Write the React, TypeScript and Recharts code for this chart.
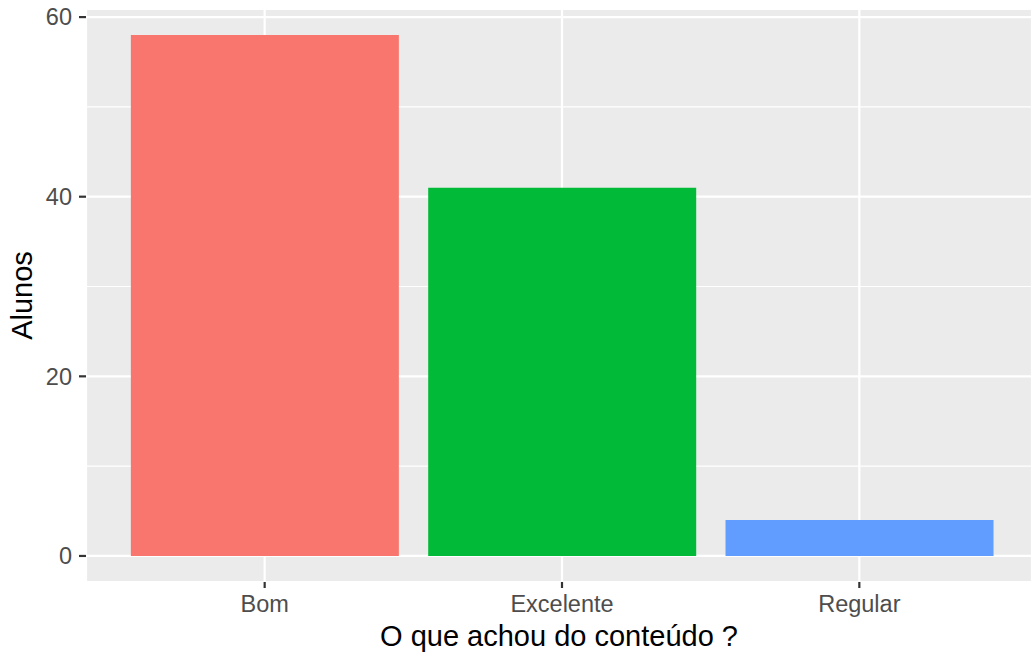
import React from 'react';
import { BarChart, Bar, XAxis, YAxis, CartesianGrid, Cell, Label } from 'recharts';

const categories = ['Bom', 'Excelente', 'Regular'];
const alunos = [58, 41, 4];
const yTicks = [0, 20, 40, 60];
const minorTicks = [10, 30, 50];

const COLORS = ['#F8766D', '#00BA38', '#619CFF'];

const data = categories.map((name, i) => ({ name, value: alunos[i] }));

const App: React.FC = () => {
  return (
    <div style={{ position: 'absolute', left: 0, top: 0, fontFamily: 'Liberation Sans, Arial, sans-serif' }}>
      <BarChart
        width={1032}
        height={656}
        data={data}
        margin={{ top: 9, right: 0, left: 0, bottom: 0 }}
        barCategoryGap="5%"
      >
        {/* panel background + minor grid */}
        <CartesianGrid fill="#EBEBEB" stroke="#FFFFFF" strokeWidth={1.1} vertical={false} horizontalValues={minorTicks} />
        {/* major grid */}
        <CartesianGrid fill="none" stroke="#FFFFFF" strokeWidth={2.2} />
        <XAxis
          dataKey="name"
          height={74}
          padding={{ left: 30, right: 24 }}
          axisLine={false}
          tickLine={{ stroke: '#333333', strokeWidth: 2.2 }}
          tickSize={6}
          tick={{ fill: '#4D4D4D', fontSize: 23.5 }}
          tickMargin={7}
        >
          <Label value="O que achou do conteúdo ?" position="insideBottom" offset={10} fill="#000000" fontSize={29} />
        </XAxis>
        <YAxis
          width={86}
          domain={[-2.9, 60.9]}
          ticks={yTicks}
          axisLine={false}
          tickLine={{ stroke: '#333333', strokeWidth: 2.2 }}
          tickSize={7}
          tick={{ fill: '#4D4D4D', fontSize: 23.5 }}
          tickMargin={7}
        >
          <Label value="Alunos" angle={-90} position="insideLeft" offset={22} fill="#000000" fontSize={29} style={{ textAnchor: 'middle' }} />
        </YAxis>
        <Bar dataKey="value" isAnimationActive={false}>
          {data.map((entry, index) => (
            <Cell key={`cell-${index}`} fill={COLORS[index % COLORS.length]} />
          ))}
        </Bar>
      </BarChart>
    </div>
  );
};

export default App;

(Requirement):
Transcribe the opening line of the listing above, please, and every line after it through the line with "const data = categories.map((name, i)", word for word, without pictures.

(Final result):
Write the React, TypeScript and Recharts code for this chart.
import React from 'react';
import { BarChart, Bar, XAxis, YAxis, CartesianGrid, Cell, Label } from 'recharts';

const categories = ['Bom', 'Excelente', 'Regular'];
const alunos = [58, 41, 4];
const yTicks = [0, 20, 40, 60];
const minorTicks = [10, 30, 50];

const COLORS = ['#F8766D', '#00BA38', '#619CFF'];

const data = categories.map((name, i) => ({ name, value: alunos[i] }));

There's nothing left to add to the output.